During AWS cloud migration in India, a mid-sized setup might begin with reasonable numbers. Compute, database, and storage costs stay within expected limits. But over time, behavior shifts. Systems start consuming more resources than anticipated, and those small inefficiencies quietly accumulate.

I’ve seen situations where scaling policies reacted to inefficient queries, increasing instance counts without solving the real issue. In other cases, unused storage volumes kept running in the background, unnoticed. Even something as simple as data transfer between regions can grow into a significant cost factor if not monitored carefully.

Cloud doesn’t introduce these problems—it simply makes them visible and measurable.

What actually makes AWS migration stable over time

Most migrations don’t fail dramatically. Instead, they slowly drift into inefficiency. Stability comes from a few grounded practices that often get overlooked in the rush to migrate.

Teams that do well tend to spend time understanding their workloads before moving them. Instead of copying on-prem configurations, they adjust resource sizing based on real usage. They set cost monitoring early, not after the first billing surprise. Access control is treated seriously from the beginning, avoiding the common habit of leaving permissions overly broad. And perhaps most importantly, they focus on how systems behave, not just whether they are running.

There’s nothing complicated here, but it requires consistency.

Where modernization gets misunderstood

Modernization is often treated as an immediate step, almost like an upgrade that must happen alongside migration. In reality, that approach can backfire.

Some systems benefit from modernization, while others simply need stability first. I’ve worked with teams that tried to move everything into serverless architectures too quickly. It looked efficient initially, but troubleshooting became harder, and cost patterns became unpredictable.

In one case, shifting parts of the system back to EC2 and container-based setups actually improved both stability and cost control. That experience changed how we approached cloud modernization—less as a trend to follow and more as a decision to evaluate carefully.

Data migration is where things quietly break

Applications tend to fail in visible ways. Data doesn’t.

Moving data using AWS Database Migration Service can appear straightforward, but real-world scenarios introduce complications that are easy to miss. Under load, data consistency can drift. Legacy schemas don’t always align cleanly, and differences in timezones or encoding formats can create subtle inconsistencies.

I remember a fintech system where everything seemed stable after migration, but financial reports didn’t align perfectly.
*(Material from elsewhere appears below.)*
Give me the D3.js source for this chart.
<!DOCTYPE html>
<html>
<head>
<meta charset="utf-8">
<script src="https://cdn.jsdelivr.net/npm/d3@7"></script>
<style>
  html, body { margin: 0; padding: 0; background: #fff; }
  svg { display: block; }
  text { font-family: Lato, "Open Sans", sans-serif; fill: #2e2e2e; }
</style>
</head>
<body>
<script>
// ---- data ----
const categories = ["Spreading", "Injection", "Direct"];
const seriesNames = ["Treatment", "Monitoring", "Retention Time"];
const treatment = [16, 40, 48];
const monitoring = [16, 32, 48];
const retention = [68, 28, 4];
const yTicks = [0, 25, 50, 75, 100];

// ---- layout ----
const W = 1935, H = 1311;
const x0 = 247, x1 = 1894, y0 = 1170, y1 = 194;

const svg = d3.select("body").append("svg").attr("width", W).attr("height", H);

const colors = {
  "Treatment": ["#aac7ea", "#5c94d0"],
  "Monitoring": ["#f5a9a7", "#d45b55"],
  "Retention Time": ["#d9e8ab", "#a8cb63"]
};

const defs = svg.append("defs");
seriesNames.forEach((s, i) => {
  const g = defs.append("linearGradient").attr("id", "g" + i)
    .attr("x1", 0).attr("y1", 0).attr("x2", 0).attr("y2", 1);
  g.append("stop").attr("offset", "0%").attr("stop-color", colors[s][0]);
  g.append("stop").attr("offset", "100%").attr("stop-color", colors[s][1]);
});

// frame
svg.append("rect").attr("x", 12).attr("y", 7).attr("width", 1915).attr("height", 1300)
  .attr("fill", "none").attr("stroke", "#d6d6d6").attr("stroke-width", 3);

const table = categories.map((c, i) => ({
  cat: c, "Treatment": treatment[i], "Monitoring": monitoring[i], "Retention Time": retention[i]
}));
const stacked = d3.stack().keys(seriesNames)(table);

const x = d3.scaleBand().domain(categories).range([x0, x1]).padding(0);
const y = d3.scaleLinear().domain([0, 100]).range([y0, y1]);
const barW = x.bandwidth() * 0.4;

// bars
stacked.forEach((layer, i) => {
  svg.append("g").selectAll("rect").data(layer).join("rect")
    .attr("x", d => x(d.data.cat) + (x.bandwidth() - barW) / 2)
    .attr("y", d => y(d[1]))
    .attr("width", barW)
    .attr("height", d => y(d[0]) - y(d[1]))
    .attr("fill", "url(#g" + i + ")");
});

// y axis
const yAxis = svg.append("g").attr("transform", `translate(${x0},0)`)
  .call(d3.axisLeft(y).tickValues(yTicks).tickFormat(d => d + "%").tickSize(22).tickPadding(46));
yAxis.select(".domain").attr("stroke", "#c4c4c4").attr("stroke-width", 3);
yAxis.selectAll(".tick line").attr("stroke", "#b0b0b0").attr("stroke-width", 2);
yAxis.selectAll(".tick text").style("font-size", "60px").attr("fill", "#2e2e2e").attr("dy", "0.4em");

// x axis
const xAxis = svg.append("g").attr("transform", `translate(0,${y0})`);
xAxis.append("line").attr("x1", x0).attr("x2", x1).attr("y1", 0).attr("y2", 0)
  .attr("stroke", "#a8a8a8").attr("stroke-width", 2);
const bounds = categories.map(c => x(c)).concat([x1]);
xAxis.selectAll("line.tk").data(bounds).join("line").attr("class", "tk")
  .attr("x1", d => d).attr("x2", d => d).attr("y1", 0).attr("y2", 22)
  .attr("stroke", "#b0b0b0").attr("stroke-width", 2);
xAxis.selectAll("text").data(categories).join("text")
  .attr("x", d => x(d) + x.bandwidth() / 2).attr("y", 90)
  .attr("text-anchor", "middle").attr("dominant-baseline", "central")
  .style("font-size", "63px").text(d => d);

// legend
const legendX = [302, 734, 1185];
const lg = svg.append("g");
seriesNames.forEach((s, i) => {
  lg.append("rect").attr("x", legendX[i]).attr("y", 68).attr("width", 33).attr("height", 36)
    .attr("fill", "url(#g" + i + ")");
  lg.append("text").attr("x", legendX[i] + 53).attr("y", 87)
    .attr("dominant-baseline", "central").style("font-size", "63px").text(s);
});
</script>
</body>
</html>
It wasn’t a system failure—it was a data issue that took time to uncover. These are the kinds of problems that don’t trigger alerts but still affect business outcomes.
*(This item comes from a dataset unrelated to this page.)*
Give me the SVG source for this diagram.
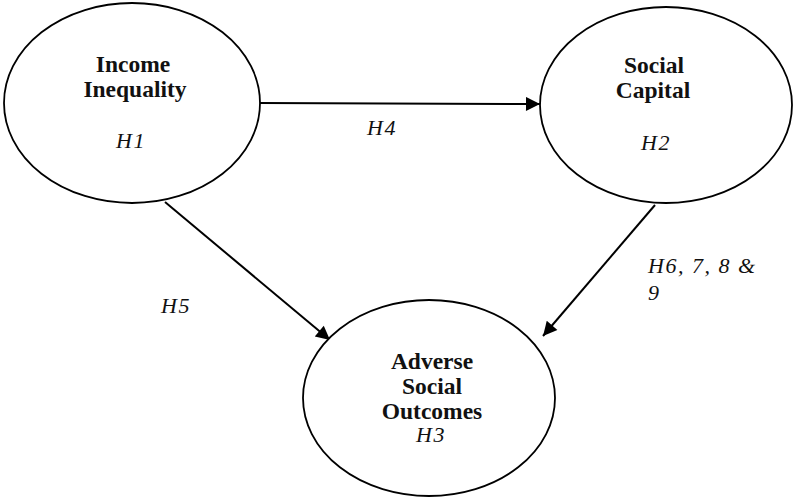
<svg xmlns="http://www.w3.org/2000/svg" width="794" height="502" viewBox="0 0 794 502">
<style>
.node{fill:#fff;stroke:#000;stroke-width:1.8}
.t{font-family:"Liberation Serif",serif;font-size:23.5px;font-weight:bold;text-anchor:middle;fill:#111}
.h{font-family:"Liberation Serif",serif;font-size:22px;font-style:italic;letter-spacing:1.5px;fill:#111}
.c{stroke:#000;stroke-width:2;fill:none;marker-end:url(#ah)}
</style>
<defs>
<marker id="ah" viewBox="0 0 10 10" refX="10" refY="5" markerWidth="20" markerHeight="14" markerUnits="userSpaceOnUse" orient="auto">
<path d="M0,0 L10,5 L0,10 Z" fill="#000"/>
</marker>
</defs>
<rect width="794" height="502" fill="#fff"/>
<g id="connectors">
<line class="c" x1="260" y1="103" x2="540" y2="104"/>
<line class="c" x1="165" y1="202" x2="330" y2="340"/>
<line class="c" x1="655" y1="205" x2="543" y2="336"/>
<text class="h" x="367" y="135">H4</text>
<text class="h" x="161" y="313">H5</text>
<text class="h" x="648" y="273">H6, 7, 8 &amp;</text>
<text class="h" x="648" y="300">9</text>
</g>
<g id="income">
<ellipse class="node" cx="132" cy="103" rx="128" ry="100"/>
<text class="t" x="133" y="72">Income</text>
<text class="t" x="135" y="97">Inequality</text>
<text class="h" x="131" y="148" text-anchor="middle">H1</text>
</g>
<g id="social">
<ellipse class="node" cx="666" cy="105" rx="126" ry="98"/>
<text class="t" x="654" y="73">Social</text>
<text class="t" x="653" y="98">Capital</text>
<text class="h" x="656" y="150" text-anchor="middle">H2</text>
</g>
<g id="adverse">
<ellipse class="node" cx="429" cy="398" rx="126" ry="98"/>
<text class="t" x="432" y="369">Adverse</text>
<text class="t" x="432" y="394">Social</text>
<text class="t" x="432" y="419">Outcomes</text>
<text class="h" x="431" y="442" text-anchor="middle">H3</text>
</g>
</svg>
The security layer that gets postponed

Security is often pushed aside during AWS cloud migration, treated as something to refine later. That approach usually creates more work.

AWS provides strong tools for managing access, encryption, and auditing. But their effectiveness depends on how they are used. A common shortcut during migration is to grant broad permissions for the sake of speed. The intention is to fix it later, but in practice, those permissions often remain.

Over time, this creates unnecessary exposure. Not because of external threats, but because internal controls weren’t tightened when they should have been.

The phase nobody budgets for properly

Post-migration is where most teams feel the weight of their decisions. The initial move may go smoothly, but maintaining efficiency becomes the real challenge.

After several months, systems tend to grow in ways that weren’t planned. Resources accumulate, monitoring tools generate more alerts than teams can realistically process, and costs become harder to predict. At this point, leadership starts asking questions that don’t have simple answers.

The reality is that migration was completed, but the system wasn’t fully adapted.

One practical shift that changes everything

Instead of viewing migration as a single milestone, it helps to treat it as an ongoing feedback system.

Every service in AWS produces signals—how resources are used, how performance changes, how costs evolve. If those signals are ignored, inefficiencies grow quietly. If they are used effectively, systems improve over time.

The difference isn’t in the tools. It’s in how consistently teams respond to what the system is telling them.

What I usually tell CTOs before migration approval

Before approving a migration, I usually step away from technical details and focus on a few simple considerations.

It’s important to understand which workloads genuinely benefit from cloud flexibility. Not everything does. It’s equally important to identify existing inefficiencies, because cloud environments tend to amplify them rather than hide them. And finally, there needs to be a clear plan for tracking cost behavior regularly, not occasionally.

Without these, migration becomes a learning process that can get expensive.

A grounded way to think about AWS

It helps to think of infrastructure as a system that either limits or amplifies behavior.

On-premise environments tend to limit growth, forcing systems to stay within certain boundaries. Cloud environments remove those limits, which can be beneficial—but only if the underlying processes are efficient.

If they’re not, scaling simply increases the impact of those inefficiencies.

Conclusion

aws cloud migration isn’t difficult because of technology. It’s difficult because it demands clarity.

It reveals how systems behave under real conditions, how costs respond to usage, and how decisions made early continue to influence outcomes later. If treated as a technical exercise, migration can be completed quickly. If treated as an operational shift, it becomes far more valuable.

The real difference appears not during the migration itself, but in how the system performs months later.

FAQs

  1. How long does a typical AWS migration take?
    Ans. Most mid-sized migrations take 6–16 weeks. Stabilization and optimization can take several months after that.
  2. Is cloud always cheaper than on-prem?
    Ans. Not automatically. Costs depend on how efficiently your workloads run in the cloud.
  3. Should I modernize during migration?
    Ans. Only where it makes sense. Over-modernizing too early can create complexity.
  4. How do I control AWS costs early?
    Ans. Use AWS Cost Explorer, set budgets, and review usage weekly. Don’t wait for monthly billing surprises.
  5. What is the biggest post-migration challenge?
    Ans. Managing cost, permissions, and system behavior as they evolve over time.